U.S. v. Batamula (Batamula II, en banc,) May 3, 2016 - "Batamula failed to allege facts or adduce evidence showing that the outcome of the plea process would have been different with competent advice. The record conclusively established that he was deportable before his guilty plea, and he remained so afterward. Thus, his prejudice claim is frivolous. The district court was correct to summarily dismiss the claim without holding an evidentiary hearing."
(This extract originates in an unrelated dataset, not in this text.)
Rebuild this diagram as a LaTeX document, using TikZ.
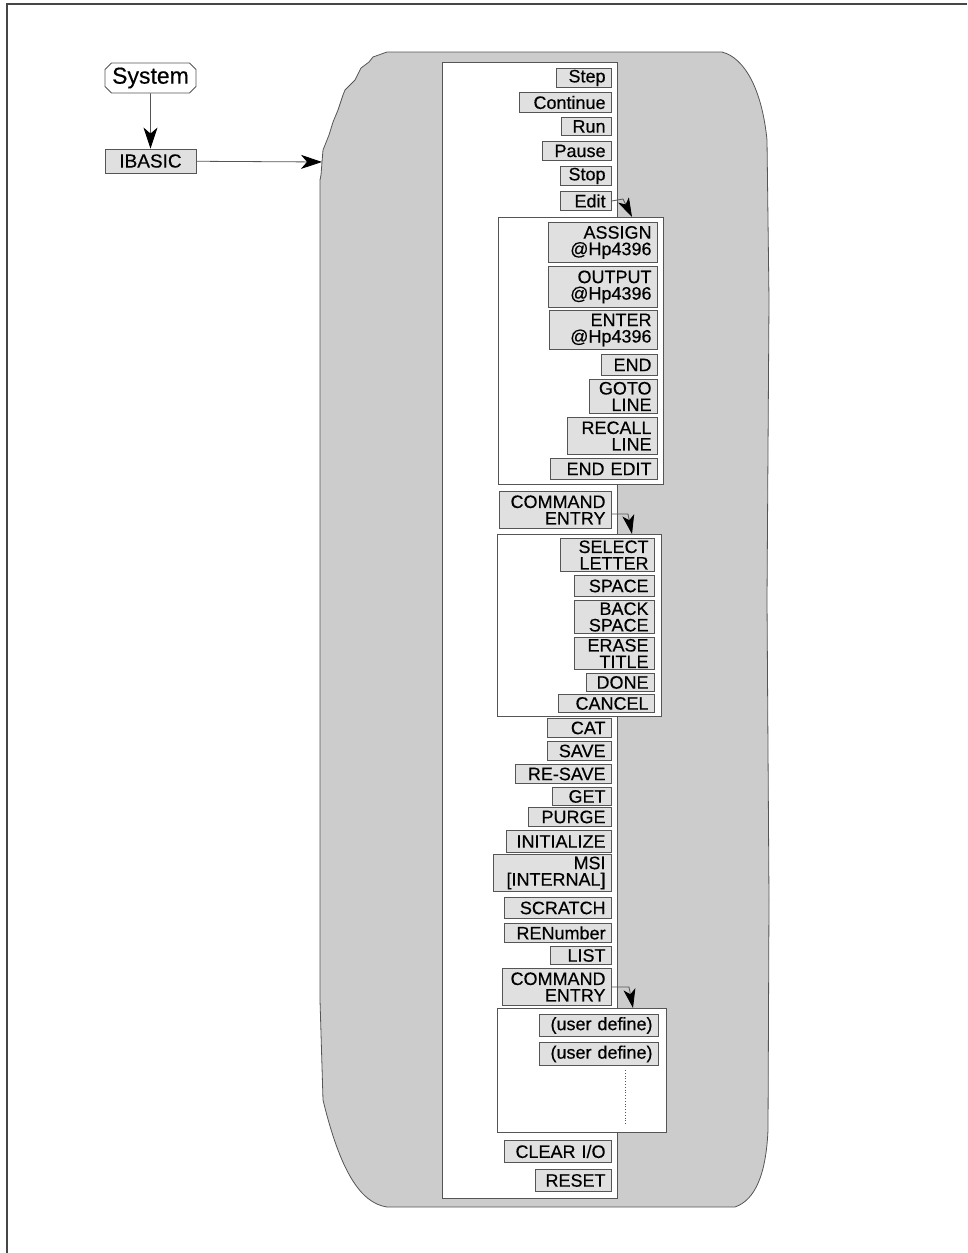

Dennis, C.J., and Graves, C.J., dissenting: "The en banc majority’s triple derelictions of its appellate court duties in a single opinion may be a record-breaker. ... [T]he majority opinion fails to correct the district court’s threshold error of law — its holding that a judicial admonition of possible deportation during a guilty-plea colloquy automatically erases any prejudice caused a defendant by the deficient performance of his counsel. This holding was reversible error for the reasons assigned by the panel opinion. See United States v. Batamula, 788 F.3d 166 (5th Cir. 2015). The majority opinion, however, leaves the error unaddressed and uncorrected by passing over it in silence as it attempts to uphold the district court’s judgment on other grounds. In doing so, the majority opinion tacitly encourages other judges to repeat the same error. If the error becomes widely imitated by other district courts, noncitizens’ ineffective assistance of counsel claims established by Padilla v. Kentucky, 559 U.S. 356 (2010), will be severely undermined in our circuit. ... The majority defaults on its duty to correct errors of law committed by district courts and supersedes the function of the district court in conducting evidentiary hearings and making factual findings in the first instance. As a result, the majority unconscionably casts Batamula out in its error-filled decision based on rank speculation as to Batamula’s fate in any future immigration proceedings. Because this resolution is inconsistent with this court’s precedent, the requirements of § 2255, and the clear directives of the Supreme Court, I must respectfully dissent." [Emphasis added.]